Unamuno en el cine español (1): Abel Sánchez (1946)
Iniciamos una nueva serie de artículos –publicados previamente en la web del Instituto Cervantes– sobre otro de nuestros grandes escritores: Miguel de Unamuno y Jugo (1864-1936). Su obra ofrece personajes con oscuros vericuetos psicológicos que el cine español, por ahora, ha aprovechado muy poco. La primera, Abel Sánchez, ha quedado como una película insólita en el difícil panorama de la postguerra.
Como ha sucedido con otros muchos insignes escritores de nuestra literatura, Miguel de Unamuno (1864-1936) no ha gozado de mucha suerte cinematográfica si nos atenemos a la cantidad de adaptaciones realizadas. Aunque su paso al dominio público quizá facilite su vuelta a las pantallas, por ahora solo contamos con cinco, la última de ellas hace ya más de tres décadas. Ahora bien, si tenemos en cuenta la dificultad que entraña plasmar su obra narrativa en imágenes, podemos considerar que no ha tenido tan mala fortuna.
Al contrario que Pérez Galdós, por poner un ejemplo a su altura, sus novelas no son una sucesión de dinámicos acontecimientos ni constituyen un amplio fresco sociohistórico repleto de personajes atractivos para ser llevados al cine. No, Unamuno tiende más bien hacia la introspección y la reflexión filosófica sirviéndose de personajes simbólicos concebidos para el desarrollo de su discurso ideológico, sin preocuparse demasiado por la verosimilitud de las situaciones ni por elaborar complejos caracteres, personas de carne y hueso con los que identificarse fácilmente.
A esta dificultad se debe sumar el hecho de que sus indagaciones metafísicas suelen conducir a conclusiones descorazonadoras, amargas y, por tanto, poco satisfactorias para el público cinematográfico común.

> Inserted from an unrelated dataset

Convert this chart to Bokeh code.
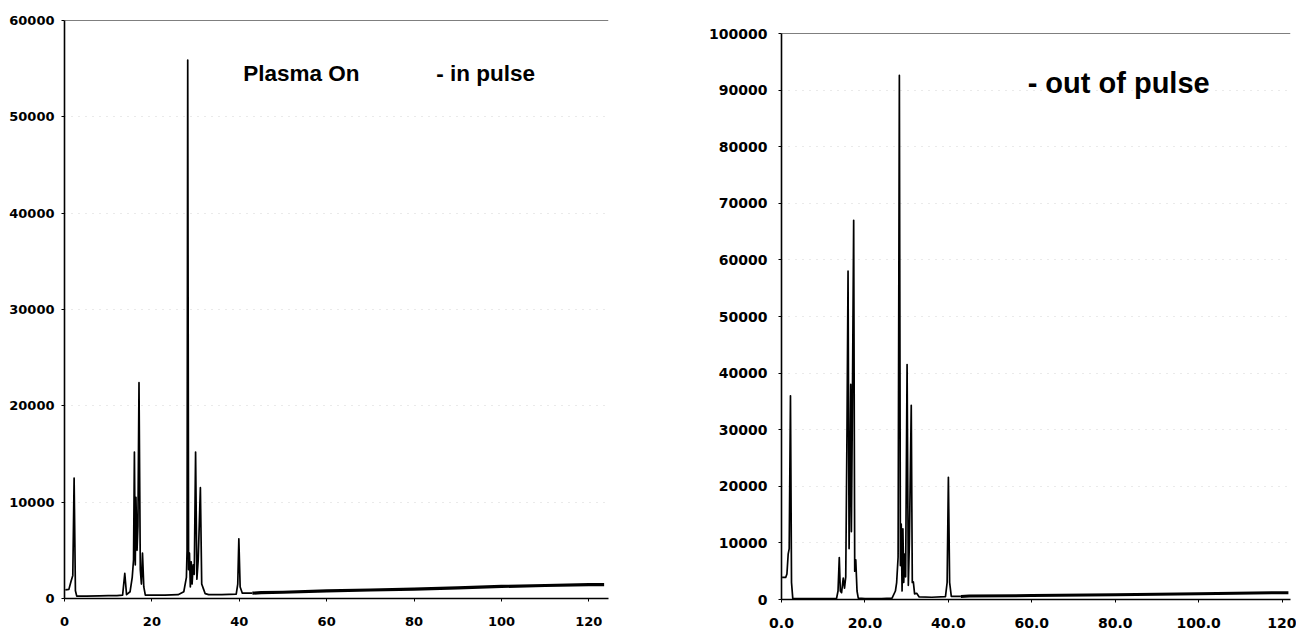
from bokeh.plotting import figure
from bokeh.layouts import row
from bokeh.models import FixedTicker, Span, Range1d
from bokeh.core.properties import value
from bokeh.embed import file_html
from bokeh.resources import INLINE

# ---------------- data: "in pulse" spectrum ----------------
in_x = [0.2, 1.0, 1.5, 1.9, 2.2, 2.5, 2.8, 5.0, 8.0, 10.0, 12.0, 13.3, 13.8, 14.2,
        15.0, 15.5, 15.8, 16.0, 16.2, 16.35, 16.6, 16.8, 17.05, 17.35, 17.6, 17.85, 18.15, 18.5,
        20.0, 23.0, 26.0, 27.3, 27.9, 28.05, 28.2, 28.4, 28.6, 28.8, 29.0, 29.2, 29.45,
        29.7, 30.0, 30.3, 30.6, 31.1, 31.4, 31.8, 32.2, 33.0, 36.0,
        39.3, 39.65, 39.9, 40.2, 40.7, 43.0]
in_y = [900, 950, 1800, 2400, 12500, 800, 250, 250, 280, 300, 300, 350, 2600, 400,
        700, 2200, 4000, 15200, 3500, 10500, 5000, 7500, 22400, 3000, 1500, 4700, 1200, 350,
        350, 350, 400, 700, 2200, 5000, 55900, 3000, 4700, 1200, 3800, 1500, 3500,
        2500, 15200, 2000, 4000, 11500, 1500, 1000, 500, 400, 400,
        450, 1500, 6200, 1200, 550, 550]
in_tail_x = [43.0, 45.0, 50.0, 60.0, 70.0, 80.0, 90.0, 100.0, 110.0, 120.0, 123.5]
in_tail_y = [550, 600, 650, 800, 880, 970, 1100, 1250, 1350, 1450, 1450]

# ---------------- data: "out of pulse" spectrum ----------------
out_x = [0.15, 1.0, 1.3, 1.6, 1.85, 2.15, 2.4, 2.7, 5.0, 10.0, 13.2, 13.55, 13.85, 14.1,
         14.4, 14.8, 15.1, 15.4, 15.7, 15.95, 16.2, 16.45, 16.6, 16.75, 16.95, 17.3, 17.55,
         17.8, 18.1, 18.4, 20.0, 24.0, 26.5, 27.3, 27.6, 27.95, 28.25, 28.5, 28.7, 28.9,
         29.1, 29.3, 29.5, 29.75, 30.1, 30.4, 30.65, 31.1, 31.35, 31.6, 31.9, 32.4, 33.0,
         36.0, 39.3, 39.7, 40.0, 40.3, 40.7, 43.0]
out_y = [3900, 3900, 4500, 8000, 9000, 36000, 3000, 200, 150, 150, 200, 1500, 7400, 1500,
         1200, 3800, 2000, 4000, 30000, 58000, 9000, 25000, 38000, 12000, 30000, 67000, 5000,
         7000, 1500, 250, 150, 150, 250, 1500, 3000, 7500, 92600, 6000, 13300, 1500,
         12500, 3000, 8000, 4000, 41500, 2500, 10000, 34300, 3000, 3100, 1000, 1100, 450,
         400, 500, 3000, 21600, 3000, 550, 550]
out_tail_x = [43.0, 45.0, 60.0, 80.0, 100.0, 120.0, 121.5]
out_tail_y = [550, 600, 700, 850, 1000, 1200, 1200]

# ---------------- ticks / labels ----------------
in_xticks = [0, 20, 40, 60, 80, 100, 120]
in_xtick_labels = ["0", "20", "40", "60", "80", "100", "120"]
in_yticks = [0, 10000, 20000, 30000, 40000, 50000, 60000]
in_ytick_labels = ["0", "10000", "20000", "30000", "40000", "50000", "60000"]

out_xticks = [0, 20, 40, 60, 80, 100, 120]
out_xtick_labels = ["0.0", "20.0", "40.0", "60.0", "80.0", "100.0", "120"]
out_yticks = [0, 10000, 20000, 30000, 40000, 50000, 60000, 70000, 80000, 90000, 100000]
out_ytick_labels = ["0", "10000", "20000", "30000", "40000", "50000", "60000",
                    "70000", "80000", "90000", "100000"]

in_notes = ["Plasma On", "- in pulse"]
in_notes_x = [40.9, 85.1]
in_notes_y = [54500, 54500]
out_notes = ["- out of pulse"]
out_notes_x = [59.0]
out_notes_y = [91250]

TICK_FONT = "DejaVu Sans"
NOTE_FONT = "Liberation Sans"


def make_fig(width, height, mb, xmax, ymax, xticks, xlabels, yticks, ylabels,
             tick_size, ystandoff, xstandoff):
    p = figure(width=width, height=height, output_backend="svg", toolbar_location=None,
               x_range=Range1d(0, xmax), y_range=Range1d(0, ymax),
               min_border_left=mb[0], min_border_right=mb[1],
               min_border_top=mb[2], min_border_bottom=mb[3])
    p.frame_align = False
    p.outline_line_color = None
    p.background_fill_color = "white"
    p.border_fill_color = "white"
    p.xgrid.grid_line_color = None
    p.ygrid.ticker = FixedTicker(ticks=yticks)
    p.ygrid.grid_line_color = "#d4d4d4"
    p.ygrid.grid_line_dash = "1 6"
    for ax, ticks, labels, standoff in ((p.xaxis[0], xticks, xlabels, xstandoff),
                                        (p.yaxis[0], yticks, ylabels, ystandoff)):
        ax.ticker = FixedTicker(ticks=ticks)
        ax.major_label_overrides = {t: l for t, l in zip(ticks, labels)}
        ax.major_label_text_font = TICK_FONT
        ax.major_label_text_font_style = "bold"
        ax.major_label_text_font_size = tick_size
        ax.major_label_text_color = "black"
        ax.axis_line_color = "black"
        ax.axis_line_width = 1.6
        ax.major_tick_line_color = "black"
        ax.major_tick_out = 3
        ax.major_tick_in = 0
        ax.minor_tick_line_color = None
        ax.major_label_standoff = standoff
    p.add_layout(Span(location=ymax, dimension="width", line_color="black", line_width=1.2))
    return p


# left chart: frame x 64..608, y 20..598
p1 = make_fig(700, 634, (64, 92, 20, 36), 124.5, 60000,
              in_xticks, in_xtick_labels, in_yticks, in_ytick_labels,
              "13px", 7, 15)
p1.line(in_x, in_y, line_color="black", line_width=1.7, line_join="round")
p1.line(in_tail_x, in_tail_y, line_color="black", line_width=3.2, line_join="round")
p1.text(x=in_notes_x, y=in_notes_y, text=in_notes, text_font=value(NOTE_FONT),
        text_font_style="bold", text_font_size="22.5px", text_color="black",
        text_align="left", text_baseline="alphabetic")

# right chart: frame x 781..1290, y 33..599
p2 = make_fig(596, 634, (81, 6, 33, 35), 122, 100000,
              out_xticks, out_xtick_labels, out_yticks, out_ytick_labels,
              "14px", 11, 15)
p2.line(out_x, out_y, line_color="black", line_width=1.7, line_join="round")
p2.line(out_tail_x, out_tail_y, line_color="black", line_width=3.0, line_join="round")
p2.text(x=out_notes_x, y=out_notes_y, text=out_notes, text_font=value(NOTE_FONT),
        text_font_style="bold", text_font_size="29px", text_color="black",
        text_align="left", text_baseline="alphabetic")

layout = row(p1, p2)
open("out.html", "w").write(file_html(layout, INLINE))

Por eso, que Abel Sánchez (1917), una novela cuyo tema central es la envidia y en cuyo desarrollo se deslizan disquisiciones espirituales francamente heterodoxas en torno al tema bíblico de Caín y Abel, pudiera llegar al cine en 1946 produce cierta sorpresa aunque no se especifique —al contrario de lo que hace Unamuno— el contexto geográfico: España.

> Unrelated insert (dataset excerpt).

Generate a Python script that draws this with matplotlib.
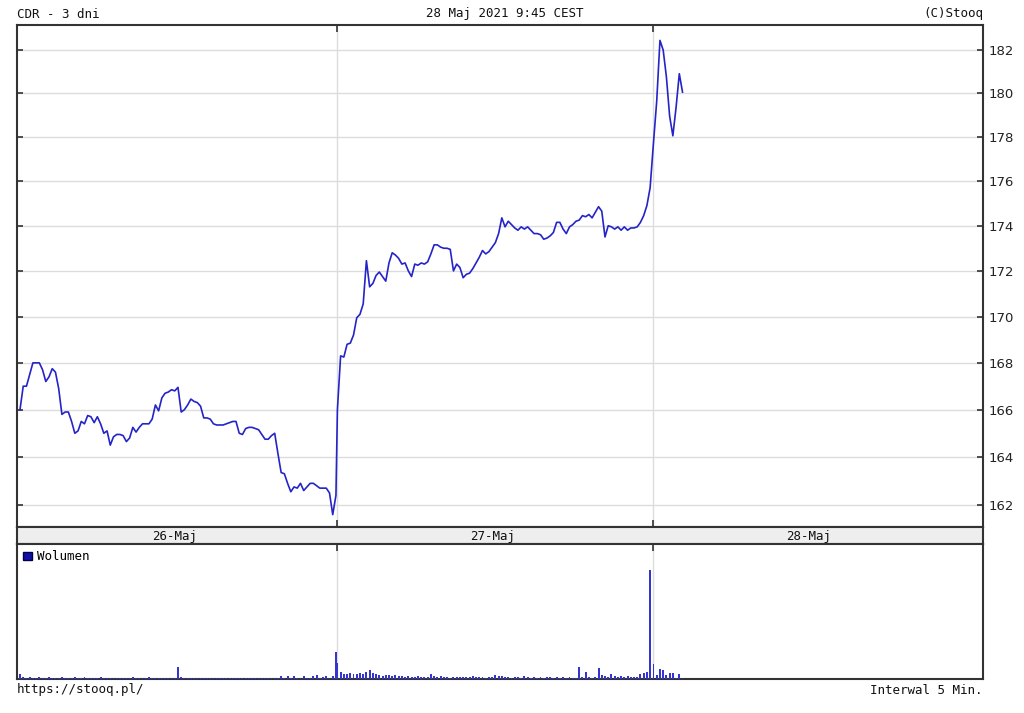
import numpy as np
import matplotlib
matplotlib.use("Agg")
import matplotlib.pyplot as plt
from matplotlib.patches import Patch
from matplotlib.ticker import FixedLocator, FixedFormatter, NullLocator

# CDR, 5-min bars, 3 sessions (26-28 Maj 2021)
price_d1 = [166.0, 167.0, 167.0, 167.5, 168.0, 168.0, 168.0, 167.7, 167.2, 167.4,
            167.75, 167.6, 166.9, 165.8, 165.9, 165.9, 165.5, 165.0, 165.1, 165.5,
            165.4, 165.75, 165.7, 165.45, 165.7, 165.4, 165.0, 165.1, 164.5, 164.85,
            164.95, 164.95, 164.9, 164.65, 164.8, 165.25, 165.05, 165.25, 165.4, 165.4,
            165.4, 165.6, 166.2, 165.95, 166.5, 166.7, 166.75, 166.85, 166.8, 166.95,
            165.9, 166.0, 166.2, 166.45, 166.35, 166.3, 166.15, 165.65, 165.65, 165.6,
            165.4, 165.35, 165.35, 165.35, 165.4, 165.45, 165.5, 165.5, 165.0, 164.95,
            165.2, 165.25, 165.25, 165.2, 165.15, 164.95, 164.75, 164.75, 164.9, 165.0,
            164.15, 163.35, 163.3, 162.9, 162.55, 162.75, 162.7, 162.9, 162.6, 162.75,
            162.9, 162.9, 162.8, 162.7, 162.7, 162.7, 162.5, 161.6, 162.4]
price_d2 = [166.0, 168.3, 168.25, 168.8, 168.85, 169.2, 169.95, 170.1, 170.55, 172.45,
            171.3, 171.45, 171.8, 171.95, 171.75, 171.55, 172.35, 172.8, 172.7, 172.55,
            172.3, 172.35, 172.0, 171.75, 172.3, 172.25, 172.35, 172.3, 172.4, 172.75,
            173.15, 173.15, 173.05, 173.0, 173.0, 172.95, 172.0, 172.3, 172.15, 171.7,
            171.85, 171.9, 172.1, 172.35, 172.6, 172.9, 172.75, 172.85, 173.05, 173.25,
            173.65, 174.35, 173.95, 174.2, 174.05, 173.9, 173.8, 173.95, 173.85, 173.95,
            173.8, 173.65, 173.65, 173.6, 173.4, 173.45, 173.55, 173.7, 174.15, 174.15,
            173.85, 173.65, 173.95, 174.05, 174.2, 174.25, 174.45, 174.4, 174.5, 174.35,
            174.6, 174.85, 174.65, 173.5, 174.0, 173.95, 173.85, 173.95, 173.8, 173.95,
            173.8, 173.9, 173.9, 173.95, 174.15, 174.45, 174.9, 175.7]
price_d3 = [177.75, 179.65, 182.45, 182.0, 180.75, 178.95, 178.05, 179.35, 180.9, 180.05]

# volume (relative units)
vol_d1 = [5.5, 2, 1.5, 2, 1.5, 1, 2, 1.5, 1, 2,
          1.5, 1, 1.5, 2, 1, 1.5, 1, 2.5, 1.5, 1,
          2, 1.5, 1, 1, 1.5, 2, 1, 1.5, 1, 1.5,
          1, 1.5, 1, 1.5, 1, 2, 1, 1.5, 1, 1.5,
          2.5, 1.5, 1, 1.5, 1, 1.5, 1, 1, 1.5, 12.5,
          2, 1.5, 1, 1, 1.5, 1, 1, 1.5, 1, 1,
          1.5, 1, 1, 1.5, 1, 1, 1.5, 1, 1.5, 1,
          1, 1.5, 1, 1.5, 1, 1, 1.5, 1, 1.5, 1,
          1, 3, 1.5, 3.5, 1.5, 3, 1.5, 1, 3, 1.5,
          1, 3, 4, 1.5, 2.5, 3, 1.5, 3.5, 27]
vol_d2 = [16, 7.5, 5.5, 5, 6, 5, 5.5, 6, 5, 7,
          9, 6.5, 5.5, 4.5, 3.5, 4, 4.5, 3, 4.5, 3,
          3.5, 2.5, 3, 2.5, 2, 3, 2, 2.5, 2, 5.5,
          3, 2, 3, 2, 2.5, 1.5, 2, 2.5, 2, 2.5,
          2, 2.5, 3, 2, 2.5, 2, 1.5, 2, 2.5, 4.5,
          3.5, 3, 2.5, 2, 1.5, 2, 2.5, 1.5, 3, 2,
          1.5, 2, 1.5, 2, 1.5, 2, 2.5, 1.5, 2, 1.5,
          2.5, 1.5, 2, 1, 1.5, 12, 2, 7, 2.5, 1.5,
          2.5, 11, 4, 3.5, 2, 5.5, 3, 2, 3, 2.5,
          3, 2, 2.5, 2, 5.5, 6.5, 7, 110]
vol_d3 = [15, 4, 10, 9, 4, 6, 6, 1.5, 5, 1]

day_labels = ["26-Maj", "27-Maj", "28-Maj"]
y_ticks = [162, 164, 166, 168, 170, 172, 174, 176, 178, 180, 182]

title_left = "CDR - 3 dni"
title_mid = "28 Maj 2021 9:45 CEST"
title_right = "(C)Stooq"
foot_left = "https://stooq.pl/"
foot_right = "Interwal 5 Min."

day_start = [0.0, 98.45, 196.5]
day_bounds = [98.3, 196.3]
xlim = (-0.93, 298.7)

line_col = "#2424c8"
bar_col = "#3434d0"
spine_col = "#333333"
grid_col = "#dcdcdc"
mono = "DejaVu Sans Mono"

prices = [price_d1, price_d2, price_d3]
vols = [vol_d1, vol_d2, vol_d3]
x_price = np.concatenate([s + np.arange(len(p)) for s, p in zip(day_start, prices)])
y_price = np.concatenate(prices)
x_vol = np.concatenate([s + np.arange(len(v)) for s, v in zip(day_start, vols)])
y_vol = np.concatenate(vols)

W, H = 1024, 713
fig = plt.figure(figsize=(W / 100, H / 100), dpi=100)


def box(l, t, r, b):
    return [l / W, 1 - b / H, (r - l) / W, (b - t) / H]


ax = fig.add_axes(box(17, 25, 983, 527))
ax_d = fig.add_axes(box(17, 527, 983, 544))
ax_v = fig.add_axes(box(17, 544, 983, 679))

# price panel
ax.plot(x_price, y_price, color=line_col, lw=1.2, zorder=3)
ax.set_yscale("log")
ax.set_ylim(161.09, 183.17)
ax.set_xlim(*xlim)
ax.yaxis.set_major_locator(FixedLocator(y_ticks))
ax.yaxis.set_major_formatter(FixedFormatter([str(v) for v in y_ticks]))
ax.yaxis.set_minor_locator(NullLocator())
ax.tick_params(axis="y", which="major", left=True, right=True, direction="in",
               labelleft=False, labelright=True, length=4, width=1.2,
               color=spine_col, labelsize=9.5, pad=4, labelcolor="#222222")
ax.set_xticks(day_bounds)
ax.tick_params(axis="x", top=True, bottom=True, direction="in", length=5,
               width=1.2, color=spine_col, labelbottom=False)
for v in y_ticks:
    ax.axhline(v, color=grid_col, lw=1, zorder=1)
for b in day_bounds:
    ax.axvline(b, color=grid_col, lw=1, zorder=1)

# date strip
ax_d.set_facecolor("#eeeeee")
ax_d.set_xlim(*xlim)
ax_d.set_ylim(0, 1)
ax_d.set_xticks([])
ax_d.set_yticks([])
for s, lab in zip(day_start, day_labels):
    ax_d.text(s + 48.0, 0.45, lab, ha="center", va="center",
              family=mono, fontsize=9, color="#111111")

# volume panel
ax_v.bar(x_vol, y_vol, width=0.6, color=bar_col, linewidth=0, zorder=3)
ax_v.set_xlim(*xlim)
ax_v.set_ylim(0, 136)
ax_v.set_yticks([])
ax_v.set_xticks(day_bounds)
ax_v.tick_params(axis="x", top=True, bottom=False, direction="in", length=5,
                 width=1.2, color=spine_col, labelbottom=False)
for b in day_bounds:
    ax_v.axvline(b, color=grid_col, lw=1, zorder=1)
handle = Patch(facecolor="#1010a8", edgecolor="#000044", label="Wolumen")
ax_v.legend(handles=[handle], loc="upper left", frameon=False,
            handlelength=0.7, handleheight=0.7, handletextpad=0.4,
            borderaxespad=0.2, borderpad=0.3, prop={"family": mono, "size": 9})

for a in (ax, ax_d, ax_v):
    for sp in a.spines.values():
        sp.set_color(spine_col)
        sp.set_linewidth(1.5)

# header / footer
fig.text(17 / W, 1 - 14 / H, title_left, family=mono, fontsize=9,
         ha="left", va="center", color="#111111")
fig.text(505 / W, 1 - 14 / H, title_mid, family=mono, fontsize=9,
         ha="center", va="center", color="#111111")
fig.text(983 / W, 1 - 14 / H, title_right, family=mono, fontsize=9,
         ha="right", va="center", color="#111111")
fig.text(17 / W, 1 - 690 / H, foot_left, family=mono, fontsize=9,
         ha="left", va="center", color="#111111")
fig.text(982 / W, 1 - 691 / H, foot_right, family=mono, fontsize=9,
         ha="right", va="center", color="#111111")

fig.savefig("out.png", dpi=100, facecolor="white")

La historia del patológico odio de Joaquín Monegro (Manuel Luna) hacia su amigo Abel Sánchez (Roberto Rey) exigía un tratamiento cinematográfico muy psicológico, una puesta en escena que permitiera adentrarse en las simas interiores de un personaje antipático, un envidioso sin remedio que, sin embargo, acaba siendo digno de compasión. La adaptación del debutante Carlos Serrano de Osma, uno de los realizadores más insólitos de nuestro cine, destaca en el contexto cinematográfico de la época por una voluntad de estilo muy notoria y moderna, sin dejar por ello de ser coherente con la necesidad de expresar los tormentos interiores del personaje central.
La película, a diferencia de la novela, se inicia en el preciso instante de la muerte del protagonista para, a continuación, contar en un único flashback todo su pasado. La puesta en escena, con el difunto en su lecho de muerte bajo un gran crucifijo, y la familia a su alrededor bajo una iluminación de claroscuros muy marcados y una composición de planos muy forzados —es evidente la influencia tanto de las vanguardias del cine mudo como de Orson Welles—, consigue imprimir cierto tono de pesadilla a la atormentada vida de Joaquín. El propio narrador expresa a mitad de película, cuando se produce una larga elipsis, esa intención onírica: «si la vida es sueño y estamos hechos de la madera de los sueños, el sueño de estas vidas continuó».
La personalidad obsesiva de su protagonista se manifiesta con matices de interpretación y, sobre todo, mediante metáforas visuales que quizá hoy parezcan ingenuas —la vela que se apaga, la imagen partida en dos—, pero que demuestran una intención experimental infrecuente en el cine español de aquella época. La prosa esquemática de Unamuno, dirigida siempre sin florituras al núcleo de la cuestión que le preocupa, encuentra aquí su expresión fílmica mediante procedimientos muy opuestos, forzando las posibilidades del lenguaje cinematográfico. Eso sí, sus directos diálogos se conservan en gran parte tal y como estaban en la nivola, y, por tanto, también muchas de sus atrevidas ideas.